Financing Scotland

Posted on: December 19th, 2014

BGI’s latest report – “Financing Scotland: Is there a workable financial settlement for Scottish devolution?” – points out that the airy assurances given in the heat of the referendum debate that financial devolution could go ahead while retaining the Barnett formula may not prove so easy to deliver in practice.
The formula was introduced in 1978 as a simple population-based system for allocating Scotland a share of changes in UK public expenditure. It doesn’t say what is the right level of UK resources going to Scotland (and Wales and Northern Ireland). It just says what the change should be. If £100 is added by the Treasury to spending in England on an activity that has been devolved to Scotland, then Scotland gets X% of that added to its block grant – where X is the population of Scotland relative to England, currently around 10%. So the increase in spending per head in Scotland in cash terms is roughly the same as England – but the base level of the block grant is just what spending happened to be when the formula was introduced, plus years of subsequent adjustments.
The settlement recommended by the Smith Commission and welcomed by the PM will mean that more services (employment and training provision for example) will be devolved and so will fall within the scope of Barnett. Some welfare spending will be devolved for the first time.

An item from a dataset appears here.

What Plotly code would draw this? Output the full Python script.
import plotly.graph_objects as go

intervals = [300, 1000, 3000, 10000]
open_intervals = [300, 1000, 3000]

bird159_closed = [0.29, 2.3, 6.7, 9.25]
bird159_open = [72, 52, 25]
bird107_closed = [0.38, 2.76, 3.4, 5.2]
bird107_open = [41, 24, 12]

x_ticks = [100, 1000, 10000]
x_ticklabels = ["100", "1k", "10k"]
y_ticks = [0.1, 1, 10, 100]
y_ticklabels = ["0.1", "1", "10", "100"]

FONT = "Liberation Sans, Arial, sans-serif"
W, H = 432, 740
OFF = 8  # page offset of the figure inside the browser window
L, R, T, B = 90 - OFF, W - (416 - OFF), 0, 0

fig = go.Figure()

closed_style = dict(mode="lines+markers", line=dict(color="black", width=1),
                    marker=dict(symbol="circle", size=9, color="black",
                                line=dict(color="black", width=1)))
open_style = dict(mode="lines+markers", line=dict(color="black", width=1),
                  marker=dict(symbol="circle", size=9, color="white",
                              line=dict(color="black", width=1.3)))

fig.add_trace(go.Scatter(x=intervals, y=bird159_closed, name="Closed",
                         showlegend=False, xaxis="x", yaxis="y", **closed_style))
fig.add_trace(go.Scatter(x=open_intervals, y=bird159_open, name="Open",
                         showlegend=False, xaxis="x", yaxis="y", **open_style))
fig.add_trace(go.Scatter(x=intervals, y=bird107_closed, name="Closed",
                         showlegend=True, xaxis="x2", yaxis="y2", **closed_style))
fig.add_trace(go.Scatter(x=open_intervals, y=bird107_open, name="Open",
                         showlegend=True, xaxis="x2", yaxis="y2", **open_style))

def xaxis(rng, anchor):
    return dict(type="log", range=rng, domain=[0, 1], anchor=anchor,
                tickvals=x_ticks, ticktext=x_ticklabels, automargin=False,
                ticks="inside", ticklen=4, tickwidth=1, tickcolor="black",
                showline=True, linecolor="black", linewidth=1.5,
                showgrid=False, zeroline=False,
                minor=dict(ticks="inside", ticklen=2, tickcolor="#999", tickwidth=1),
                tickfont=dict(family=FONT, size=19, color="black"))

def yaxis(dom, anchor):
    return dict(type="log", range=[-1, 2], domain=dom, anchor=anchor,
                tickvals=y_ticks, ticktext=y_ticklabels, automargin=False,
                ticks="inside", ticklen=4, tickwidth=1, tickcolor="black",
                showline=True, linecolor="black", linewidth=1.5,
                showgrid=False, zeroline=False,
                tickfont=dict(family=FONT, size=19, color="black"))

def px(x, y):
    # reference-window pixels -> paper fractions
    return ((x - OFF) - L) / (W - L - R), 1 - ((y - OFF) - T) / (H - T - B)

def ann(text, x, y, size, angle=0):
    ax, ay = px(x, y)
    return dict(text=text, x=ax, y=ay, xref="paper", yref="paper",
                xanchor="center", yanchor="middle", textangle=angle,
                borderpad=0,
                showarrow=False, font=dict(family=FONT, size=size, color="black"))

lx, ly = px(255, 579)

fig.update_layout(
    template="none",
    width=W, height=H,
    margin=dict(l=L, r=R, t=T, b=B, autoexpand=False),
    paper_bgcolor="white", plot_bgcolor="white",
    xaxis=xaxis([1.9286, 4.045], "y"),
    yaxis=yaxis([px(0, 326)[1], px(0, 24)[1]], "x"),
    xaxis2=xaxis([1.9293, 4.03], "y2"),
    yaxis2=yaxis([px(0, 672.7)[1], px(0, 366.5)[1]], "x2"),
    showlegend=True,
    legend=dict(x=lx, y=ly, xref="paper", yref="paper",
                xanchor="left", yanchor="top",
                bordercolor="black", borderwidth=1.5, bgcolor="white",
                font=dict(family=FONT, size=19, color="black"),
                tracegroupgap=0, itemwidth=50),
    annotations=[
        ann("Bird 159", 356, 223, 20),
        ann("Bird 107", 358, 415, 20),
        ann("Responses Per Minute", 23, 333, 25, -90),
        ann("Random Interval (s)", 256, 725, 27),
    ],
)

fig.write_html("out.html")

Scotland will be given the revenue from income tax in Scotland and a share of VAT revenues, and powers to change income tax rates and thresholds.
Where does all this leave Barnett? Suddenly an obscure but very simple formula has been caught up in a welter of complicated adjustments and indexations. Can it take the strain?

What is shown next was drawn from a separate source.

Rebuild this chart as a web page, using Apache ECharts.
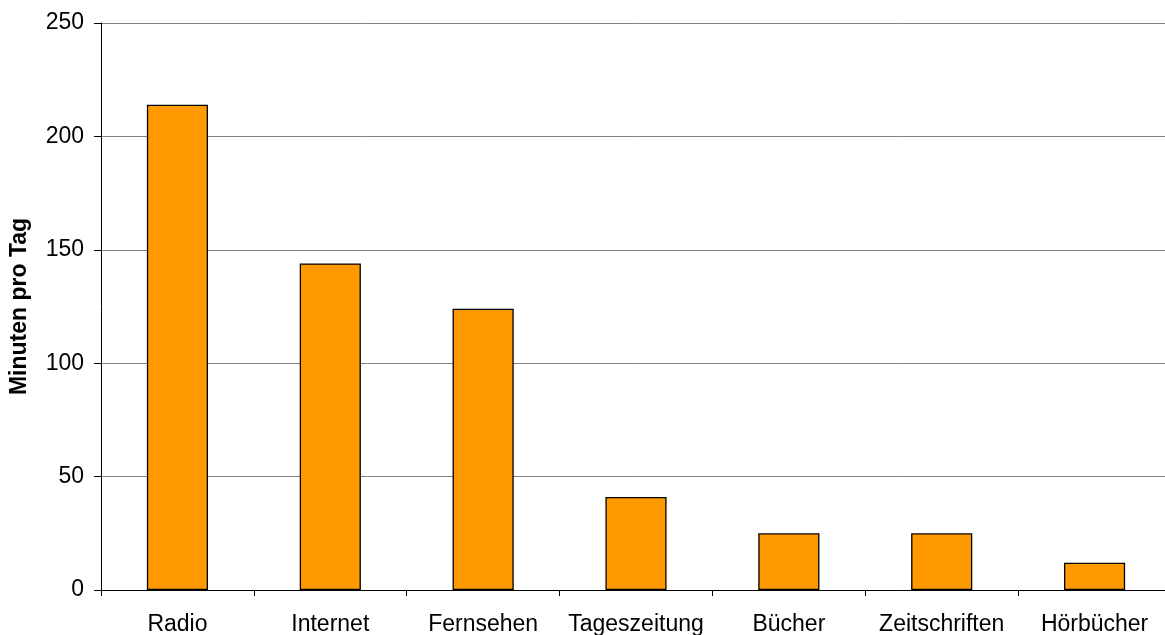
<!DOCTYPE html>
<html>
<head>
<meta charset="utf-8">
<script src="https://cdn.jsdelivr.net/npm/echarts@6/dist/echarts.min.js"></script>
<style>html,body{margin:0;padding:0;background:#fff;}#c{width:1165px;height:635px;}</style>
</head>
<body>
<div id="c"></div>
<script>
const categories = ['Radio', 'Internet', 'Fernsehen', 'Tageszeitung', 'Bücher', 'Zeitschriften', 'Hörbücher'];
const minutes = [214, 144, 124, 41, 25, 25, 12];
const yAxisName = 'Minuten pro Tag';

const FONT = 'Liberation Sans, Arial, sans-serif';
const chart = echarts.init(document.getElementById('c'), null, {renderer: 'canvas'});
chart.setOption({
  animation: false,
  backgroundColor: '#ffffff',
  grid: {left: 101, right: -6, top: 23, bottom: 45, containLabel: false, outerBoundsMode: 'none'},
  xAxis: {
    type: 'category',
    data: categories,
    boundaryGap: true,
    axisLine: {show: true, lineStyle: {color: '#000', width: 1}},
    axisTick: {show: true, alignWithLabel: false, length: 6, lineStyle: {color: '#000'}},
    axisLabel: {color: '#000', fontFamily: FONT, fontSize: 23, margin: 23, interval: 0, hideOverlap: false},
    splitLine: {show: false}
  },
  yAxis: {
    type: 'value',
    min: 0, max: 250, interval: 50,
    name: yAxisName,
    nameLocation: 'middle',
    nameGap: 70,
    nameRotate: 90,
    nameTextStyle: {color: '#000', fontFamily: FONT, fontSize: 23, fontWeight: 'bold'},
    axisLine: {show: true, lineStyle: {color: '#000', width: 1}},
    axisTick: {show: true, length: 7, inside: false, lineStyle: {color: '#000'}},
    axisLabel: {color: '#000', fontFamily: FONT, fontSize: 23, margin: 17},
    splitLine: {show: true, lineStyle: {color: '#808080', width: 1}}
  },
  series: [{
    type: 'bar',
    data: minutes,
    barWidth: '40%',
    itemStyle: {color: '#FF9900', borderColor: '#000', borderWidth: 1.3},
    silent: true
  }]
});
</script>
</body>
</html>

The first source of tension will be the devolution of some welfare spending. This is currently outside Barnett because the numbers on benefit may move differently in Scotland to England for all sorts of economic, social and demographic reasons. Smith proposes limiting devolution to only a small slice of welfare spending which is not much influenced by economic conditions: benefits for carers and disabled people. The proposal seems to be that an amount equal to current spending on these benefits in Scotland is added to the block grant outside Barnett and then ‘indexed’ in future. It is not clear what it would be indexed to or whether there will be any provision for future adjustment
Second, the devolution of tax powers and revenues will introduce considerable complexity. The Smith plan is that an estimate should be made of Scottish income tax receipts and receipts from the first 10% of VAT. This should be paid by the Treasury to Scotland and the block grant correspondingly reduced. And ‘future growth in the reduction to the block grant should be indexed appropriately’.
This seems to mean that total Scottish revenues from the UK, which now consist of roughly £28 billion of block grant, would in future be made up of perhaps £11 billion of income tax and £5 billion of VAT, leaving only £12 billion or so of block grant driven by Barnett. It is not at all clear why the reduction in the block grant would be indexed, as proposed by Smith, or to what.

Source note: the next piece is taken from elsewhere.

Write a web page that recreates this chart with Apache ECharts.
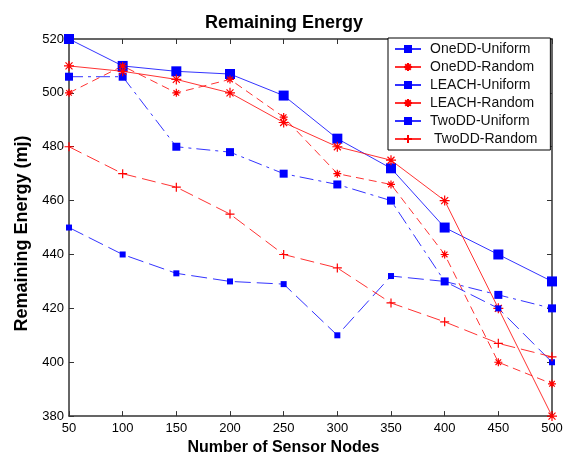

Even more complex is the handling of UK changes to income tax. Suppose the UK increases the basic rate while Scotland leaves its rate unchanged and that the proceeds of the UK increase go to fund a mix of defence (non-devolved) spending across the UK and health (devolved) spending in England. Scotland would appear to gain the benefit of stronger UK defence without paying anything towards it. And if Barnett applied to the increase in health spending the Scottish block grant would benefit from that too! Smith says ‘changes to taxes in the rest of the UK, for which responsibility in Scotland has been devolved, should only affect public spending in the rest of the UK.’ But no explanation is given and no mechanism is outlined to achieve this. And in practice of course receipts from specific taxes are almost never linked to changes in specific spending programmes.
Finally, change will inevitably focus attention on the Scottish ‘advantage’. On a simple measure of public spending per head that is widely quoted Scotland gets 19% more than England. But stripping welfare spending out of this calculation increases the advantage to 27%.
In conclusion, the Barnett formula has proved pretty robust over past decades but perhaps the key to its survival has been that it is so simple that it has been able to tick over in the background without too much challenge. But it is hard to see Barnett surviving when it comes under the spotlight. The new constitutional settlement, and the financial settlement which it rests on, must surely deserve wider debate.